Magnetic Storms

ECE120 Space Physics.

The direction of the IMF is highly variable and the intensity of plasma flowing from the sun fluctuates greatly. The radial field is known to reverse direction 2 to 4 times during a solar rotation (27 earth days). Flare activity and solar cycles of varying intensity occuring on the sun can cause large changes in plasma intensity reaching the earth. The earths magnetosphere is pushed and pulled by the constantly changing solar wind. The magnetopause boundary can move from 12 earth radii in quiet solar activity down to half this distance during intense solar eruptions.

The changing field line direction of the IMF is believed to cause "magnetic reconnection" to occur when the IMF field line is opposite to that of the earths magnetic field.
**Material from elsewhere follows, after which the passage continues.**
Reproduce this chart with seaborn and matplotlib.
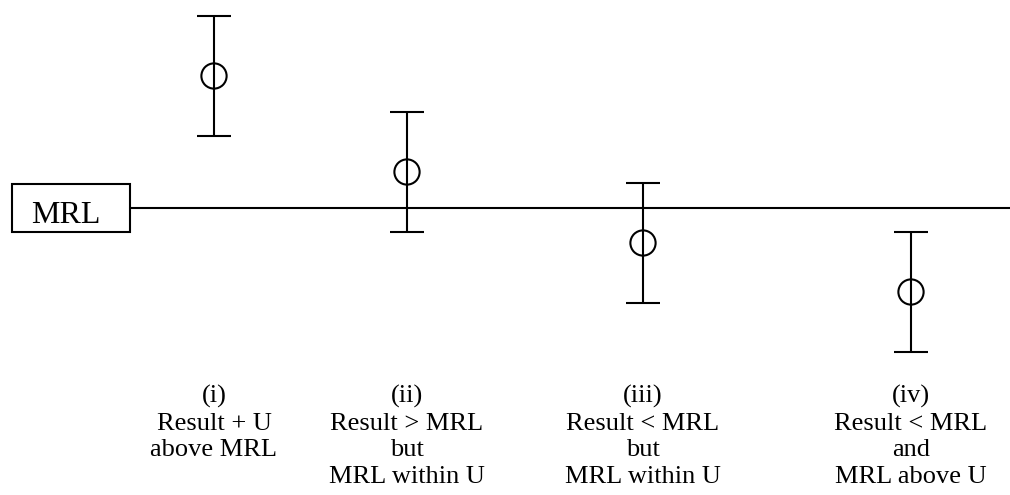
import matplotlib
matplotlib.use("Agg")
import matplotlib.pyplot as plt
from matplotlib.patches import Rectangle
import pandas as pd
import seaborn as sns


# DATA (result values relative to the MRL, with expanded uncertainty U)

cases = ["(i)", "(ii)", "(iii)", "(iv)"]
x_pos = [214, 407, 643, 911]
results = [13.2, 3.6, -3.5, -8.4]
uncertainty = [6.0, 6.0, 6.0, 6.0]
mrl = 0.0
descriptions = [
    "Result + U\nabove MRL",
    "Result > MRL\nbut\nMRL within U",
    "Result < MRL\nbut\nMRL within U",
    "Result < MRL\nand\nMRL above U",
]

df = pd.DataFrame({"case": cases, "x": x_pos, "result": results, "U": uncertainty})


# PLOT

sns.set_theme(style="white")
plt.rcParams["font.family"] = ["Liberation Serif", "DejaVu Serif"]

fig = plt.figure(figsize=(10.10, 4.95), dpi=100)
ax = fig.add_axes([0, 0, 1, 1])
ax.set_xlim(0, 1010)
ax.set_ylim(-28.7, 20.8)
ax.axis("off")

# MRL reference line
ax.axhline(mrl, xmin=130 / 1010, xmax=1, color="black", lw=1.5)

# error bars
ax.errorbar(df["x"], df["result"], yerr=df["U"], fmt="none",
            ecolor="black", elinewidth=1.5, capsize=12.5, capthick=1.5)

# result markers
sns.scatterplot(data=df, x="x", y="result", ax=ax, marker="o", s=330,
                facecolor="none", edgecolor="black", linewidth=1.5,
                legend=False, zorder=3)

# MRL label box
fig.patches.append(Rectangle((12 / 1010, 1 - 232 / 495), 118 / 1010, 48 / 495,
                             transform=fig.transFigure, fill=False,
                             edgecolor="black", lw=1.5))
fig.text(66 / 1010, 1 - 223 / 495, "MRL", ha="center", va="baseline",
         fontsize=23, color="black")

# case descriptions
for x, case, desc in zip(df["x"], cases, descriptions):
    fig.text(x / 1010, 1 - 385 / 495, case + "\n" + desc, ha="center", va="top",
             fontsize=19, linespacing=1.27, color="black")

fig.savefig("out.png", dpi=100, facecolor="white")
In 1961 James Dungey in England proposed that when the field lines were in opposite directions a neutral point occurred that allowed IMF field lines to join with field lines of the earth.

Figure 11
Figure 11.

The Dungey process of "magnetic reconnection" is expected to increase the flow of solar energy into the magnetosphere. It has been observed during southward slants of the IMF that there was increased magnetic storm activity in the earths magnetosphere. However direct evidence of reconnection is hard to obtain and some researchers believe it does not occur at all.

The earths magnetosphere is never stable and periods of increased activity in the earths magnetotail have been labeled "magnetospheric substorms". The most visible signs of magnetic substorms is increased auroral activity in the polar regions at night. The activity may build up for half an hour then decay slowly away. During "sub storms" the magnetic field is drawn into the tail and the tail lobes expand storing additional energy. It is believed the lobes store energy that power the sub storms.

Geomagnetic storms result from large changes in IMF intensity and direction. These storms usually follow intense solar flare activity. The auroral activity becomes extremely active and is seen more toward the middle latitudes. These intense magnetic storms can cause current surges in power lines causing flickering lights and electrical equipment damage. There is also an increase in radio, telephone and television interference.